■ WORK TO DO ■
Write the material out again exactly.

■ GIVEN DATA ■
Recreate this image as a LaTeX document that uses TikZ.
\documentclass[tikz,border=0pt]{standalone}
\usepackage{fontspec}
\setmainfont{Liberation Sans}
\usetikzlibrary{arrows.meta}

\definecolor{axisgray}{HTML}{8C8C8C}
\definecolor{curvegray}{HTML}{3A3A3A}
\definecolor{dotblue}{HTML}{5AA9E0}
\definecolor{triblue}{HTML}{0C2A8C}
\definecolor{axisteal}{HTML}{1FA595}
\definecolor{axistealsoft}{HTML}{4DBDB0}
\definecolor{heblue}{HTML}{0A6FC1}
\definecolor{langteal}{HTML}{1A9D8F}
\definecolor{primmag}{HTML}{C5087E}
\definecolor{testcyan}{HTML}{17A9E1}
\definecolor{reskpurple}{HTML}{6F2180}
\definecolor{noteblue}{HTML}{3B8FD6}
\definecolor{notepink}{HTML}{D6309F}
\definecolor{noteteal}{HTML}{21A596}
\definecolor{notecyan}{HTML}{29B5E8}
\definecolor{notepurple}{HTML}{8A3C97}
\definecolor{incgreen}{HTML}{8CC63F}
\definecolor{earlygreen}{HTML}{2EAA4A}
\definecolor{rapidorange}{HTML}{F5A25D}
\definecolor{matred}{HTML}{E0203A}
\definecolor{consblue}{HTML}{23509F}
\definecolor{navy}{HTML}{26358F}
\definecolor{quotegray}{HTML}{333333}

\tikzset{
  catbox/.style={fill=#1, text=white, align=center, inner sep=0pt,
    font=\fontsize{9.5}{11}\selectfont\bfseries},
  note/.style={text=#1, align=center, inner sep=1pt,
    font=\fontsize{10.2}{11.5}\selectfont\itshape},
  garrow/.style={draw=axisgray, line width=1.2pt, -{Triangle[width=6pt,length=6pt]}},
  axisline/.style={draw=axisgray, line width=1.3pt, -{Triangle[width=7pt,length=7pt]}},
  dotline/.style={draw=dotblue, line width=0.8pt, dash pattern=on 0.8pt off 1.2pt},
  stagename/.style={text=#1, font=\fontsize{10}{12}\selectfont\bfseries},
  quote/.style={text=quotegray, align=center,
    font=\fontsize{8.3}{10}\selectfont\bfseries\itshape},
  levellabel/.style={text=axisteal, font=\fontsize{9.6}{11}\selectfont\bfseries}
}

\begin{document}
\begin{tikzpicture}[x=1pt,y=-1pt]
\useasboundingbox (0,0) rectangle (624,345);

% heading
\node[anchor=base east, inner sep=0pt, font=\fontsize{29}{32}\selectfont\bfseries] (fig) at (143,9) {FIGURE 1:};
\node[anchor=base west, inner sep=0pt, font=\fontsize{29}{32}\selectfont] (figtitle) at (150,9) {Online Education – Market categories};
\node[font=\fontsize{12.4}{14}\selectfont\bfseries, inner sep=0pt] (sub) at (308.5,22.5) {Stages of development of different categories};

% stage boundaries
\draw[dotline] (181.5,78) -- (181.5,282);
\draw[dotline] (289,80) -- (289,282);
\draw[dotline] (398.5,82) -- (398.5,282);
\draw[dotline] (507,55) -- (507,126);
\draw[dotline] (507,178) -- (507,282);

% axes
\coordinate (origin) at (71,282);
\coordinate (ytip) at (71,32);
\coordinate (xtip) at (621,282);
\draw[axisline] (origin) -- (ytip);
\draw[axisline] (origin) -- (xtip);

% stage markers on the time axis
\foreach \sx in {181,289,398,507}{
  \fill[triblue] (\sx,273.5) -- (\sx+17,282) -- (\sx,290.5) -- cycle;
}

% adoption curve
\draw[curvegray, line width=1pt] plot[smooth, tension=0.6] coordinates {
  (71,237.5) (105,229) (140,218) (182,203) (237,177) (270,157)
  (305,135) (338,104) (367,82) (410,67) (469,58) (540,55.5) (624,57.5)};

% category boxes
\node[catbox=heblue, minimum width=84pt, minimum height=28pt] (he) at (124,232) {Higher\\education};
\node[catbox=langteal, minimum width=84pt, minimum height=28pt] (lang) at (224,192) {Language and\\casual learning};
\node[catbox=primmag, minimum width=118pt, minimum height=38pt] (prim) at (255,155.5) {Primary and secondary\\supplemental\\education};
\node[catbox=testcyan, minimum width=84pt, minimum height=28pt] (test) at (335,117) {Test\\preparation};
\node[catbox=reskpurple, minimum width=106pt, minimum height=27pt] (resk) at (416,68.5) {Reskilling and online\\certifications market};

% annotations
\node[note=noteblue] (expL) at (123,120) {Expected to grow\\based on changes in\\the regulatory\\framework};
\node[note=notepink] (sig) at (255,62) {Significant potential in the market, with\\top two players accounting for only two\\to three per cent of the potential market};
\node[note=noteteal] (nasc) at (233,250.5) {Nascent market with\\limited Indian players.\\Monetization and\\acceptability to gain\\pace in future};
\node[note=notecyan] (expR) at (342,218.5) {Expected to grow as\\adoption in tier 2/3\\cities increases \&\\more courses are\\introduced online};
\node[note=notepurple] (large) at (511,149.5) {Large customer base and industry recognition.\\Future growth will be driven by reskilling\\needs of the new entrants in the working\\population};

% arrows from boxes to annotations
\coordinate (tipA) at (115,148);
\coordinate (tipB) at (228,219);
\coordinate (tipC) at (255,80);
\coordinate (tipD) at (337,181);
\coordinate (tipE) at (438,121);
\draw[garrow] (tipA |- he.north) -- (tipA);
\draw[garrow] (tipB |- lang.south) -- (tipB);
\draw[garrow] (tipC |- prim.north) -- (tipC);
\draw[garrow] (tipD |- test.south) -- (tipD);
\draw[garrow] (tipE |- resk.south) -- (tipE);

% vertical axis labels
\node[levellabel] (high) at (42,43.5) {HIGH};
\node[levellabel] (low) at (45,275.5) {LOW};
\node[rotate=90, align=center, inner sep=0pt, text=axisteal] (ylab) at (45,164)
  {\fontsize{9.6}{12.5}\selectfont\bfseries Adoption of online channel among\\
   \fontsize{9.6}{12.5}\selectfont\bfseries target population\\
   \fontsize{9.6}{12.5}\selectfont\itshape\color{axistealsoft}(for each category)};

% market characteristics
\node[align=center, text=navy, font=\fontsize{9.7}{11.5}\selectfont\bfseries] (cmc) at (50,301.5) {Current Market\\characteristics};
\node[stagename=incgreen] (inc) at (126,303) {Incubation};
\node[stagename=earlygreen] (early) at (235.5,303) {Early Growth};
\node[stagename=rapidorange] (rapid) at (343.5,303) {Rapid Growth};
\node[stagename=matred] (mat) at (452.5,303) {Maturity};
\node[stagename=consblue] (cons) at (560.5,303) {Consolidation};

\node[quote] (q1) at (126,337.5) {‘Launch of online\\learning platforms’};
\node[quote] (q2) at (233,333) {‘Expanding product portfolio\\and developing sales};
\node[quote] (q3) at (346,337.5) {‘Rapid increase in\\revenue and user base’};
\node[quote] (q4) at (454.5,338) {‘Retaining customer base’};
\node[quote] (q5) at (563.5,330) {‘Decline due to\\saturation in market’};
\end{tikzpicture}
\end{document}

■ COMPLETE OUTPUT ■
Recreate this image as a LaTeX document that uses TikZ.
\documentclass[tikz,border=0pt]{standalone}
\usepackage{fontspec}
\setmainfont{Liberation Sans}
\usetikzlibrary{arrows.meta}

\definecolor{axisgray}{HTML}{8C8C8C}
\definecolor{curvegray}{HTML}{3A3A3A}
\definecolor{dotblue}{HTML}{5AA9E0}
\definecolor{triblue}{HTML}{0C2A8C}
\definecolor{axisteal}{HTML}{1FA595}
\definecolor{axistealsoft}{HTML}{4DBDB0}
\definecolor{heblue}{HTML}{0A6FC1}
\definecolor{langteal}{HTML}{1A9D8F}
\definecolor{primmag}{HTML}{C5087E}
\definecolor{testcyan}{HTML}{17A9E1}
\definecolor{reskpurple}{HTML}{6F2180}
\definecolor{noteblue}{HTML}{3B8FD6}
\definecolor{notepink}{HTML}{D6309F}
\definecolor{noteteal}{HTML}{21A596}
\definecolor{notecyan}{HTML}{29B5E8}
\definecolor{notepurple}{HTML}{8A3C97}
\definecolor{incgreen}{HTML}{8CC63F}
\definecolor{earlygreen}{HTML}{2EAA4A}
\definecolor{rapidorange}{HTML}{F5A25D}
\definecolor{matred}{HTML}{E0203A}
\definecolor{consblue}{HTML}{23509F}
\definecolor{navy}{HTML}{26358F}
\definecolor{quotegray}{HTML}{333333}

\tikzset{
  catbox/.style={fill=#1, text=white, align=center, inner sep=0pt,
    font=\fontsize{9.5}{11}\selectfont\bfseries},
  note/.style={text=#1, align=center, inner sep=1pt,
    font=\fontsize{10.2}{11.5}\selectfont\itshape},
  garrow/.style={draw=axisgray, line width=1.2pt, -{Triangle[width=6pt,length=6pt]}},
  axisline/.style={draw=axisgray, line width=1.3pt, -{Triangle[width=7pt,length=7pt]}},
  dotline/.style={draw=dotblue, line width=0.8pt, dash pattern=on 0.8pt off 1.2pt},
  stagename/.style={text=#1, font=\fontsize{10}{12}\selectfont\bfseries},
  quote/.style={text=quotegray, align=center,
    font=\fontsize{8.3}{10}\selectfont\bfseries\itshape},
  levellabel/.style={text=axisteal, font=\fontsize{9.6}{11}\selectfont\bfseries}
}

\begin{document}
\begin{tikzpicture}[x=1pt,y=-1pt]
\useasboundingbox (0,0) rectangle (624,345);

% heading
\node[anchor=base east, inner sep=0pt, font=\fontsize{29}{32}\selectfont\bfseries] (fig) at (143,9) {FIGURE 1:};
\node[anchor=base west, inner sep=0pt, font=\fontsize{29}{32}\selectfont] (figtitle) at (150,9) {Online Education – Market categories};
\node[font=\fontsize{12.4}{14}\selectfont\bfseries, inner sep=0pt] (sub) at (308.5,22.5) {Stages of development of different categories};

% stage boundaries
\draw[dotline] (181.5,78) -- (181.5,282);
\draw[dotline] (289,80) -- (289,282);
\draw[dotline] (398.5,82) -- (398.5,282);
\draw[dotline] (507,55) -- (507,126);
\draw[dotline] (507,178) -- (507,282);

% axes
\coordinate (origin) at (71,282);
\coordinate (ytip) at (71,32);
\coordinate (xtip) at (621,282);
\draw[axisline] (origin) -- (ytip);
\draw[axisline] (origin) -- (xtip);

% stage markers on the time axis
\foreach \sx in {181,289,398,507}{
  \fill[triblue] (\sx,273.5) -- (\sx+17,282) -- (\sx,290.5) -- cycle;
}

% adoption curve
\draw[curvegray, line width=1pt] plot[smooth, tension=0.6] coordinates {
  (71,237.5) (105,229) (140,218) (182,203) (237,177) (270,157)
  (305,135) (338,104) (367,82) (410,67) (469,58) (540,55.5) (624,57.5)};

% category boxes
\node[catbox=heblue, minimum width=84pt, minimum height=28pt] (he) at (124,232) {Higher\\education};
\node[catbox=langteal, minimum width=84pt, minimum height=28pt] (lang) at (224,192) {Language and\\casual learning};
\node[catbox=primmag, minimum width=118pt, minimum height=38pt] (prim) at (255,155.5) {Primary and secondary\\supplemental\\education};
\node[catbox=testcyan, minimum width=84pt, minimum height=28pt] (test) at (335,117) {Test\\preparation};
\node[catbox=reskpurple, minimum width=106pt, minimum height=27pt] (resk) at (416,68.5) {Reskilling and online\\certifications market};

% annotations
\node[note=noteblue] (expL) at (123,120) {Expected to grow\\based on changes in\\the regulatory\\framework};
\node[note=notepink] (sig) at (255,62) {Significant potential in the market, with\\top two players accounting for only two\\to three per cent of the potential market};
\node[note=noteteal] (nasc) at (233,250.5) {Nascent market with\\limited Indian players.\\Monetization and\\acceptability to gain\\pace in future};
\node[note=notecyan] (expR) at (342,218.5) {Expected to grow as\\adoption in tier 2/3\\cities increases \&\\more courses are\\introduced online};
\node[note=notepurple] (large) at (511,149.5) {Large customer base and industry recognition.\\Future growth will be driven by reskilling\\needs of the new entrants in the working\\population};

% arrows from boxes to annotations
\coordinate (tipA) at (115,148);
\coordinate (tipB) at (228,219);
\coordinate (tipC) at (255,80);
\coordinate (tipD) at (337,181);
\coordinate (tipE) at (438,121);
\draw[garrow] (tipA |- he.north) -- (tipA);
\draw[garrow] (tipB |- lang.south) -- (tipB);
\draw[garrow] (tipC |- prim.north) -- (tipC);
\draw[garrow] (tipD |- test.south) -- (tipD);
\draw[garrow] (tipE |- resk.south) -- (tipE);

% vertical axis labels
\node[levellabel] (high) at (42,43.5) {HIGH};
\node[levellabel] (low) at (45,275.5) {LOW};
\node[rotate=90, align=center, inner sep=0pt, text=axisteal] (ylab) at (45,164)
  {\fontsize{9.6}{12.5}\selectfont\bfseries Adoption of online channel among\\
   \fontsize{9.6}{12.5}\selectfont\bfseries target population\\
   \fontsize{9.6}{12.5}\selectfont\itshape\color{axistealsoft}(for each category)};

% market characteristics
\node[align=center, text=navy, font=\fontsize{9.7}{11.5}\selectfont\bfseries] (cmc) at (50,301.5) {Current Market\\characteristics};
\node[stagename=incgreen] (inc) at (126,303) {Incubation};
\node[stagename=earlygreen] (early) at (235.5,303) {Early Growth};
\node[stagename=rapidorange] (rapid) at (343.5,303) {Rapid Growth};
\node[stagename=matred] (mat) at (452.5,303) {Maturity};
\node[stagename=consblue] (cons) at (560.5,303) {Consolidation};

\node[quote] (q1) at (126,337.5) {‘Launch of online\\learning platforms’};
\node[quote] (q2) at (233,333) {‘Expanding product portfolio\\and developing sales};
\node[quote] (q3) at (346,337.5) {‘Rapid increase in\\revenue and user base’};
\node[quote] (q4) at (454.5,338) {‘Retaining customer base’};
\node[quote] (q5) at (563.5,330) {‘Decline due to\\saturation in market’};
\end{tikzpicture}
\end{document}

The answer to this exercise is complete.